2.6.9-rc2 bio sickness with large writes

From: Jeff V. Merkey
Date: Wed Sep 15 2004 - 19:25:52 EST



I am posting bio chains each with a total size of 64KB (16 pages each) and of each of
these I am posting chains of these bio requests in 128MB contiguous sectors
(i.e. bio = 16 pages = 64KB + bio =16 pages = 64KB + bio = 16 pages = 64KB, etc.)

With the subsequent bio requests posted after the first bio is posted the bio requests
merge together, but I never get all the callbacks from the coaslesced bio requests which
are posted subsequent to the intial 64KB bio. The data ends up making it onto the drives
and I am not seeing any data loss, the 2nd,3rd, .... etc. bios don't seem to callback
correctly.

This bug does not manifest itself every time on every bio chain. It only shows up
part of the time. about 1 in every 2-3 bio chains behave this way. This is severely
BUSTED and I am providing the calling code as an example of what may be happening.

Attached is the write case and the callback.

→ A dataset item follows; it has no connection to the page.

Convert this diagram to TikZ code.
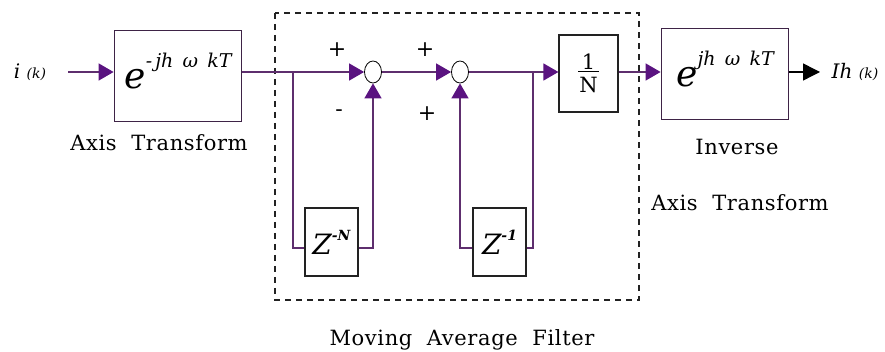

Any ideas? Also, if I use bio's the way Linus does in his buffer cache code for submit_bh
ine onesy - twosy mode the interface works just fine. It is severely broken with multiple pages, however.

Jeff







static int end_bio_asynch(struct bio *bio, unsigned int bytes_done, int err)
{
ASYNCH_IO *io = bio->bi_private;

if (err)
{
P_Print("asynch bio error %d\n", (int)err);
io->ccode = ASIO_IO_ERROR;
datascout_put_bio(io->bio);
io->bio = NULL;
return 0;
}

if (!test_bit(BIO_UPTODATE, &bio->bi_flags))
io->ccode = ASIO_IO_ERROR;

atomic_inc((atomic_t *)&io->complete);
if (io->complete == io->count)
{
datascout_put_bio(io->bio);
io->bio = NULL;
insert_callback(io);

#if (PROFILE_AIO)
profile_complete();
#endif
return 0;
}
return 1;

}

ULONG aWriteDiskSectors(ULONG disk, ULONG StartingLBA, BYTE *Sector,
ULONG sectors, ULONG readAhead, ASYNCH_IO *io)
{
register ULONG i, bytesWritten = 0;
register ULONG bps, lba;
register DSDISK *DSDisk;
register ULONG rsize, blocks, blocksize, spb;

DSDisk = SystemDisk[disk];
bps = DSDisk->BytesPerSector;
blocksize = DSDisk->DeviceBlockSize;

if ((ULONG)(sectors * bps) % blocksize)
return 0;

rsize = sectors * bps;
blocks = rsize / blocksize;
if (!blocks)
return 0;
spb = blocksize / bps;

lba = StartingLBA / spb;
if (StartingLBA % spb)
{
P_Print("request not %d block aligned (%d) sectors-%d lba-%d (write)\n",
(int)blocksize, (int)(StartingLBA % spb), (int)sectors,
(int)StartingLBA);
return 0;
}

io->bio = datascout_get_bio();
if (!io->bio)
return 0;

if (io->bio->bi_max_vecs < blocks)
return 0;

io->ccode = 0;
io->count = blocks;
io->complete = 0;

io->bio->bi_bdev = DSDisk->PhysicalDiskHandle;
io->bio->bi_sector = StartingLBA;
io->bio->bi_idx = 0;
io->bio->bi_end_io = end_bio_asynch;
io->bio->bi_private = io;
io->bio->bi_vcnt = 0;
io->bio->bi_phys_segments = 0;
io->bio->bi_hw_segments = 0;
io->bio->bi_size = 0;

for (i=0; i < blocks; i++)
{
#if LINUX_26_BIO_ADDPAGE
register struct page *page = virt_to_page(&Sector[i * blocksize]);
register ULONG offset = ((ULONG)(&Sector[i * blocksize])) % PAGE_SIZE;
register ULONG bytes;

bytes = bio_add_page(io->bio, page,
PAGE_SIZE - (offset % PAGE_SIZE), 0);

bytesWritten += bytes;
#else
register struct page *page = virt_to_page(&Sector[i * blocksize]);
register ULONG offset = ((ULONG)(&Sector[i * blocksize])) % PAGE_SIZE;

io->bio->bi_io_vec[i].bv_page = page;
io->bio->bi_io_vec[i].bv_len = blocksize;
io->bio->bi_io_vec[i].bv_offset = offset;
io->bio->bi_vcnt++;
io->bio->bi_phys_segments++;
io->bio->bi_hw_segments++;
io->bio->bi_size += blocksize;
bytesWritten += blocksize;
#endif
}

// unplug the queue and drain the bathtub
bio_get(io->bio);
submit_bio(WRITE | (1 << BIO_RW_SYNC), io->bio);
bio_put(io->bio);

return (bytesWritten);
}